The most arresting thing here is the Busoni. I share Itzkoff’s bemusement, as related in his liner notes, as to why more violinists haven’t taken up this work. Some have played the Second – Szigeti was a fervent admirer and left a recording – but you can count on the fingers of one hand the number of recordings this sonata garnered in the eighty odd years since it was written, up until the CD age. Things are little better even now and I doubt there are more than four recordings of it in the catalogue. So it’s full marks to this duo for disinterring it from the cabinet of discarded scores and for playing it with diligence and care. They catch something of the sheer dynamism of the outer movements but they are just as careful not to overbalance the slow movement. This has something of a funereal tread, one that’s released with remarkable lyricism and sweetness towards the movement’s climax, and it unfolds here with a grave gentleness. Elsewhere some more heft and timbral variety would have paid dividends.

The Elgar Sonata has, like Mahler, come into its own. Gone are the days when you never heard it, or when it was written off as note-spinning Brahms or when you had to dig out a library copy because there was nothing in print. Itzkoff has the right instincts for this work. He’s no slouch when it comes to tempi, unlike some droopy drawers fiddle players I could mention, and one senses he sees things directionally, that he takes the long paragraphal view rather than savouring incidental beauties. That said he’s not climactic enough at the end of the first movement. His pizzicati don’t ring out in the second and there’s an uncomfortable moment at 2.20 when he switches from pizzicato to arco and comes unstuck. There’s also not enough colour in his tone and despite his obvious affinities not much conveyed intimacy. The tempo in the finale is a good one, the reminiscence of the second movement theme is not indulged and one can hear a lot of piano detail here and throughout.

The Prokofiev goes well enough. That said there’s a certain lassitude in his approach to the opening Andante and the pizzicati in the lento are surely too quiet; the Animato third piece is a touch steady.

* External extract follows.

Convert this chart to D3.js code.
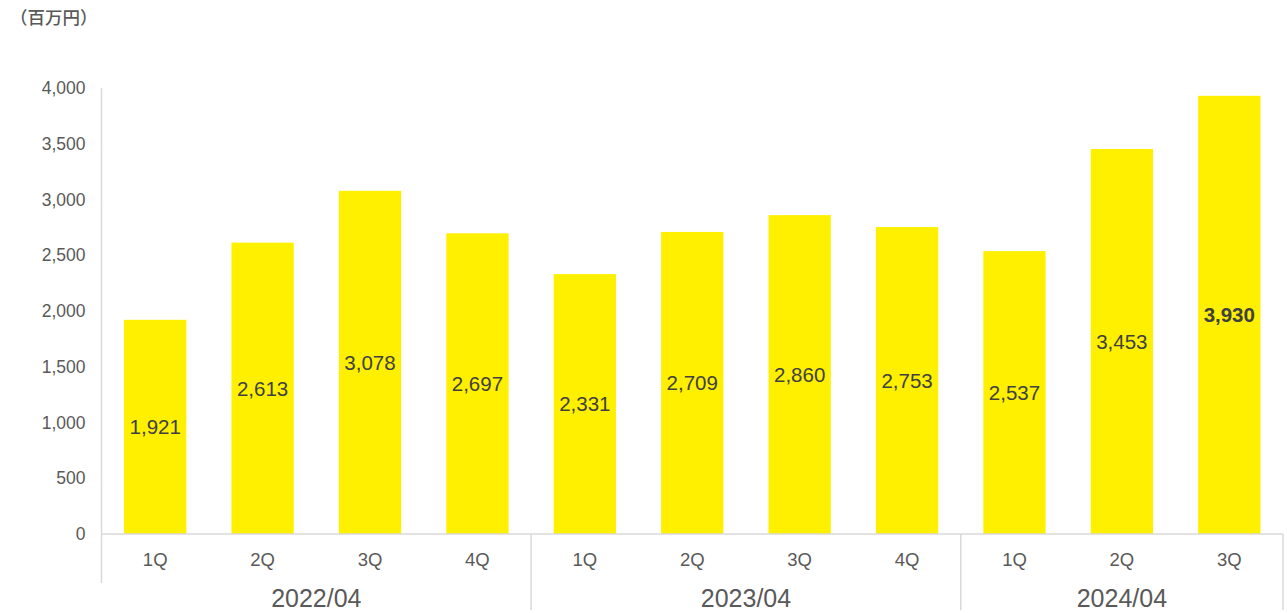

Which brings us to the recording which is unfortunately swimmy, swirly and ill-focused; the violin seems to recede in the Elgar and the piano is – or as recorded is – clangourous and rather unattractive. Amalong tends to bang in the Elgar too often. So as a calling card this disc showcases some stylistic affinities and promotes a chamber duo who are attuned to each other’s playing. The Busoni should make others pay heed and for that act of proselytising the Itzkoff-Amalong duo earn respect.